## BRIEF
Reproduce the records below exactly, leaving out any pictures.

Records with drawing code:
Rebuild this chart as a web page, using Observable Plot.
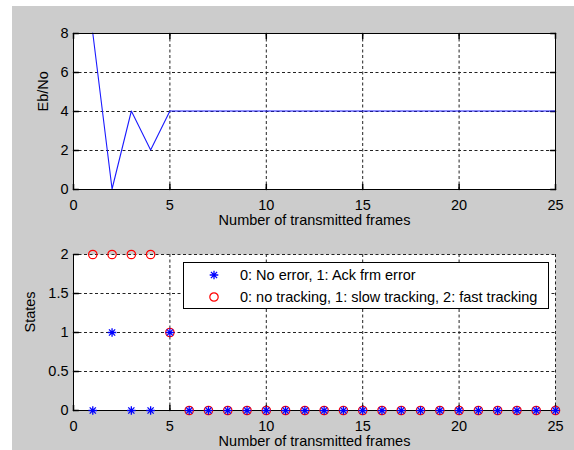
<!DOCTYPE html>
<html><head><meta charset="utf-8">
<script src="https://cdn.jsdelivr.net/npm/d3@7"></script>
<script src="https://cdn.jsdelivr.net/npm/@observablehq/plot@0.6"></script>
<style>
body{margin:0;background:#fff;}
#fig{position:relative;width:574px;height:450px;overflow:hidden;}
#bg{position:absolute;left:12px;top:6px;width:562px;height:444px;background:#cccccc;}
.panel{position:absolute;left:0;}
.panel svg{display:block;overflow:visible;}
#legend{position:absolute;left:183px;top:262px;width:366px;height:47px;box-sizing:border-box;border:1px solid #000;background:#fff;font:14.5px "Liberation Sans",Arial,sans-serif;color:#000;}
#legend .row{position:absolute;left:0;right:0;height:20px;line-height:20px;}
#legend .row svg{position:absolute;left:23px;top:3px;overflow:visible;}
#legend .row span{position:absolute;left:56px;top:0;white-space:nowrap;}
</style>
</head><body>
<div id="fig"><div id="bg"></div><div class="panel" id="p1" style="top:0"></div><div class="panel" id="p2" style="top:225px"></div><div id="legend"></div></div>
<script>
// ---- data ----
const frames = [1,2,3,4,5,6,7,8,9,10,11,12,13,14,15,16,17,18,19,20,21,22,23,24,25];
const ebno = [8,0,4,2,4,4,4,4,4,4,4,4,4,4,4,4,4,4,4,4,4,4,4,4,4];
const ackError = [0,1,0,0,1,0,0,0,0,0,0,0,0,0,0,0,0,0,0,0,0,0,0,0,0];
const tracking = [2,2,2,2,1,0,0,0,0,0,0,0,0,0,0,0,0,0,0,0,0,0,0,0,0];
const xTicks = [0,5,10,15,20,25];
const ebTicks = [0,2,4,6,8];
const stateTicks = [0,0.5,1,1.5,2];
const stateTickLabels = ["0","0.5","1","1.5","2"];
const xLabel = "Number of transmitted frames";
const yLabelTop = "Eb/No";
const yLabelBottom = "States";
const legendLabels = ["0: No error, 1: Ack frm error", "0: no tracking, 1: slow tracking, 2: fast tracking"];

// ---- helpers ----
const font = {fontFamily: "'Liberation Sans', Arial, sans-serif", fontSize: "14.5px", background: "transparent", color: "#000", overflow: "visible"};
const grid = {stroke: "#222", strokeOpacity: 1, strokeDasharray: "3,2.5", strokeWidth: 1};
const tickShape = {draw(ctx, l) { ctx.moveTo(0, 0); ctx.lineTo(0, -l); }};
const starSymbol = {draw(ctx, size) {
  const r = Math.sqrt(size / Math.PI);
  const d = r * 0.72;
  ctx.moveTo(-r, 0); ctx.lineTo(r, 0);
  ctx.moveTo(0, -r); ctx.lineTo(0, r);
  ctx.moveTo(-d, -d); ctx.lineTo(d, d);
  ctx.moveTo(-d, d); ctx.lineTo(d, -d);
}};
function inTicks(vals, axis, pos, rotate) {
  return Plot.vector(vals, axis === "x"
    ? {x: d => d, y: () => pos, length: 5, rotate, anchor: "start", shape: tickShape, stroke: "#000"}
    : {y: d => d, x: () => pos, length: 5, rotate, anchor: "start", shape: tickShape, stroke: "#000"});
}

const ebRows = frames.map((f, i) => ({f, v: ebno[i]}));
const ackRows = frames.map((f, i) => ({f, v: ackError[i]}));
const trkRows = frames.map((f, i) => ({f, v: tracking[i]}));

const topChart = Plot.plot({
  width: 574, height: 225,
  marginLeft: 73, marginRight: 19, marginTop: 33, marginBottom: 36,
  style: font,
  x: {domain: [0, 25]},
  y: {domain: [0, 8]},
  marks: [
    Plot.frame({fill: "white", stroke: null}),
    Plot.gridX(xTicks.slice(1, -1), grid),
    Plot.gridY(ebTicks.slice(1, -1), grid),
    inTicks(xTicks, "x", 0, 0),
    inTicks(xTicks, "x", 8, 180),
    inTicks(ebTicks, "y", 0, 90),
    inTicks(ebTicks, "y", 25, 270),
    Plot.line(ebRows, {x: "f", y: "v", stroke: "#1a1aff", strokeWidth: 1.1, dy: -0.5}),
    Plot.frame({stroke: "#000"}),
    Plot.axisX(xTicks, {tickSize: 0, tickPadding: 10, label: null}),
    Plot.axisY(ebTicks, {tickSize: 0, tickPadding: 5, label: null}),
    Plot.text([xLabel], {frameAnchor: "bottom", dy: 31, lineAnchor: "middle"}),
    Plot.text([yLabelTop], {frameAnchor: "left", dx: -30, rotate: -90, lineAnchor: "middle"})
  ]
});
document.getElementById("p1").appendChild(topChart);

const bottomChart = Plot.plot({
  width: 574, height: 225,
  marginLeft: 73, marginRight: 19, marginTop: 29, marginBottom: 40,
  style: font,
  x: {domain: [0, 25]},
  y: {domain: [0, 2]},
  marks: [
    Plot.frame({fill: "white", stroke: null}),
    Plot.gridX(xTicks.slice(1), grid),
    Plot.gridY(stateTicks.slice(1), grid),
    inTicks(xTicks, "x", 0, 0),
    inTicks(stateTicks, "y", 0, 90),
    Plot.ruleX([0], {stroke: "#000"}),
    Plot.ruleY([0], {stroke: "#000"}),
    Plot.dot(trkRows, {x: "f", y: "v", r: 4.2, stroke: "#ff0000", fill: "none", strokeWidth: 1.2}),
    Plot.dot(ackRows, {x: "f", y: "v", r: 4.3, symbol: starSymbol, stroke: "#0000ff", fill: "none", strokeWidth: 1.3}),
    Plot.axisX(xTicks, {tickSize: 0, tickPadding: 10, label: null}),
    Plot.axisY(stateTicks, {tickSize: 0, tickPadding: 5, label: null, tickFormat: (d) => stateTickLabels[stateTicks.indexOf(d)]}),
    Plot.text([xLabel], {frameAnchor: "bottom", dy: 31, lineAnchor: "middle"}),
    Plot.text([yLabelBottom], {frameAnchor: "left", dx: -43, rotate: -90, lineAnchor: "middle"})
  ]
});
document.getElementById("p2").appendChild(bottomChart);

// ---- legend ----
const legend = d3.select("#legend");
const legendSymbols = [
  {sym: starSymbol, size: Math.PI * 4.3 * 4.3, color: "#0000ff", w: 1.3},
  {sym: d3.symbolCircle, size: Math.PI * 4.2 * 4.2, color: "#ff0000", w: 1.2}
];
const rowTops = [2, 24];
legendLabels.forEach((lab, i) => {
  const row = legend.append("div").attr("class", "row").style("top", rowTops[i] + "px");
  const svg = row.append("svg").attr("width", 14).attr("height", 14);
  const p = d3.path();
  legendSymbols[i].sym.draw(p, legendSymbols[i].size);
  svg.append("path").attr("transform", "translate(7,7)").attr("d", p.toString())
    .attr("fill", "none").attr("stroke", legendSymbols[i].color).attr("stroke-width", legendSymbols[i].w);
  row.append("span").text(lab);
});
</script>
</body></html>
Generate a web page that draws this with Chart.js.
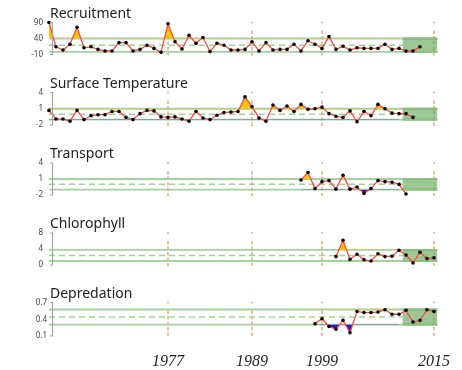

## FINAL RESULT
Rebuild this chart as a web page, using Observable Plot.
<!DOCTYPE html>
<html><head><meta charset="utf-8">
<script src="https://cdn.jsdelivr.net/npm/d3@7"></script>
<script src="https://cdn.jsdelivr.net/npm/@observablehq/plot@0.6"></script>
<style>
body{margin:0;background:#fff;}
#fig{position:relative;width:574px;height:450px;overflow:hidden;}
#bg{position:absolute;left:12px;top:6px;width:562px;height:444px;background:#cccccc;}
.panel{position:absolute;left:0;}
.panel svg{display:block;overflow:visible;}
#legend{position:absolute;left:183px;top:262px;width:366px;height:47px;box-sizing:border-box;border:1px solid #000;background:#fff;font:14.5px "Liberation Sans",Arial,sans-serif;color:#000;}
#legend .row{position:absolute;left:0;right:0;height:20px;line-height:20px;}
#legend .row svg{position:absolute;left:23px;top:3px;overflow:visible;}
#legend .row span{position:absolute;left:56px;top:0;white-space:nowrap;}
</style>
</head><body>
<div id="fig"><div id="bg"></div><div class="panel" id="p1" style="top:0"></div><div class="panel" id="p2" style="top:225px"></div><div id="legend"></div></div>
<script>
// ---- data ----
const frames = [1,2,3,4,5,6,7,8,9,10,11,12,13,14,15,16,17,18,19,20,21,22,23,24,25];
const ebno = [8,0,4,2,4,4,4,4,4,4,4,4,4,4,4,4,4,4,4,4,4,4,4,4,4];
const ackError = [0,1,0,0,1,0,0,0,0,0,0,0,0,0,0,0,0,0,0,0,0,0,0,0,0];
const tracking = [2,2,2,2,1,0,0,0,0,0,0,0,0,0,0,0,0,0,0,0,0,0,0,0,0];
const xTicks = [0,5,10,15,20,25];
const ebTicks = [0,2,4,6,8];
const stateTicks = [0,0.5,1,1.5,2];
const stateTickLabels = ["0","0.5","1","1.5","2"];
const xLabel = "Number of transmitted frames";
const yLabelTop = "Eb/No";
const yLabelBottom = "States";
const legendLabels = ["0: No error, 1: Ack frm error", "0: no tracking, 1: slow tracking, 2: fast tracking"];

// ---- helpers ----
const font = {fontFamily: "'Liberation Sans', Arial, sans-serif", fontSize: "14.5px", background: "transparent", color: "#000", overflow: "visible"};
const grid = {stroke: "#222", strokeOpacity: 1, strokeDasharray: "3,2.5", strokeWidth: 1};
const tickShape = {draw(ctx, l) { ctx.moveTo(0, 0); ctx.lineTo(0, -l); }};
const starSymbol = {draw(ctx, size) {
  const r = Math.sqrt(size / Math.PI);
  const d = r * 0.72;
  ctx.moveTo(-r, 0); ctx.lineTo(r, 0);
  ctx.moveTo(0, -r); ctx.lineTo(0, r);
  ctx.moveTo(-d, -d); ctx.lineTo(d, d);
  ctx.moveTo(-d, d); ctx.lineTo(d, -d);
}};
function inTicks(vals, axis, pos, rotate) {
  return Plot.vector(vals, axis === "x"
    ? {x: d => d, y: () => pos, length: 5, rotate, anchor: "start", shape: tickShape, stroke: "#000"}
    : {y: d => d, x: () => pos, length: 5, rotate, anchor: "start", shape: tickShape, stroke: "#000"});
}

const ebRows = frames.map((f, i) => ({f, v: ebno[i]}));
const ackRows = frames.map((f, i) => ({f, v: ackError[i]}));
const trkRows = frames.map((f, i) => ({f, v: tracking[i]}));

const topChart = Plot.plot({
  width: 574, height: 225,
  marginLeft: 73, marginRight: 19, marginTop: 33, marginBottom: 36,
  style: font,
  x: {domain: [0, 25]},
  y: {domain: [0, 8]},
  marks: [
    Plot.frame({fill: "white", stroke: null}),
    Plot.gridX(xTicks.slice(1, -1), grid),
    Plot.gridY(ebTicks.slice(1, -1), grid),
    inTicks(xTicks, "x", 0, 0),
    inTicks(xTicks, "x", 8, 180),
    inTicks(ebTicks, "y", 0, 90),
    inTicks(ebTicks, "y", 25, 270),
    Plot.line(ebRows, {x: "f", y: "v", stroke: "#1a1aff", strokeWidth: 1.1, dy: -0.5}),
    Plot.frame({stroke: "#000"}),
    Plot.axisX(xTicks, {tickSize: 0, tickPadding: 10, label: null}),
    Plot.axisY(ebTicks, {tickSize: 0, tickPadding: 5, label: null}),
    Plot.text([xLabel], {frameAnchor: "bottom", dy: 31, lineAnchor: "middle"}),
    Plot.text([yLabelTop], {frameAnchor: "left", dx: -30, rotate: -90, lineAnchor: "middle"})
  ]
});
document.getElementById("p1").appendChild(topChart);

const bottomChart = Plot.plot({
  width: 574, height: 225,
  marginLeft: 73, marginRight: 19, marginTop: 29, marginBottom: 40,
  style: font,
  x: {domain: [0, 25]},
  y: {domain: [0, 2]},
  marks: [
    Plot.frame({fill: "white", stroke: null}),
    Plot.gridX(xTicks.slice(1), grid),
    Plot.gridY(stateTicks.slice(1), grid),
    inTicks(xTicks, "x", 0, 0),
    inTicks(stateTicks, "y", 0, 90),
    Plot.ruleX([0], {stroke: "#000"}),
    Plot.ruleY([0], {stroke: "#000"}),
    Plot.dot(trkRows, {x: "f", y: "v", r: 4.2, stroke: "#ff0000", fill: "none", strokeWidth: 1.2}),
    Plot.dot(ackRows, {x: "f", y: "v", r: 4.3, symbol: starSymbol, stroke: "#0000ff", fill: "none", strokeWidth: 1.3}),
    Plot.axisX(xTicks, {tickSize: 0, tickPadding: 10, label: null}),
    Plot.axisY(stateTicks, {tickSize: 0, tickPadding: 5, label: null, tickFormat: (d) => stateTickLabels[stateTicks.indexOf(d)]}),
    Plot.text([xLabel], {frameAnchor: "bottom", dy: 31, lineAnchor: "middle"}),
    Plot.text([yLabelBottom], {frameAnchor: "left", dx: -43, rotate: -90, lineAnchor: "middle"})
  ]
});
document.getElementById("p2").appendChild(bottomChart);

// ---- legend ----
const legend = d3.select("#legend");
const legendSymbols = [
  {sym: starSymbol, size: Math.PI * 4.3 * 4.3, color: "#0000ff", w: 1.3},
  {sym: d3.symbolCircle, size: Math.PI * 4.2 * 4.2, color: "#ff0000", w: 1.2}
];
const rowTops = [2, 24];
legendLabels.forEach((lab, i) => {
  const row = legend.append("div").attr("class", "row").style("top", rowTops[i] + "px");
  const svg = row.append("svg").attr("width", 14).attr("height", 14);
  const p = d3.path();
  legendSymbols[i].sym.draw(p, legendSymbols[i].size);
  svg.append("path").attr("transform", "translate(7,7)").attr("d", p.toString())
    .attr("fill", "none").attr("stroke", legendSymbols[i].color).attr("stroke-width", legendSymbols[i].w);
  row.append("span").text(lab);
});
</script>
</body></html>
Generate a web page that draws this with Chart.js.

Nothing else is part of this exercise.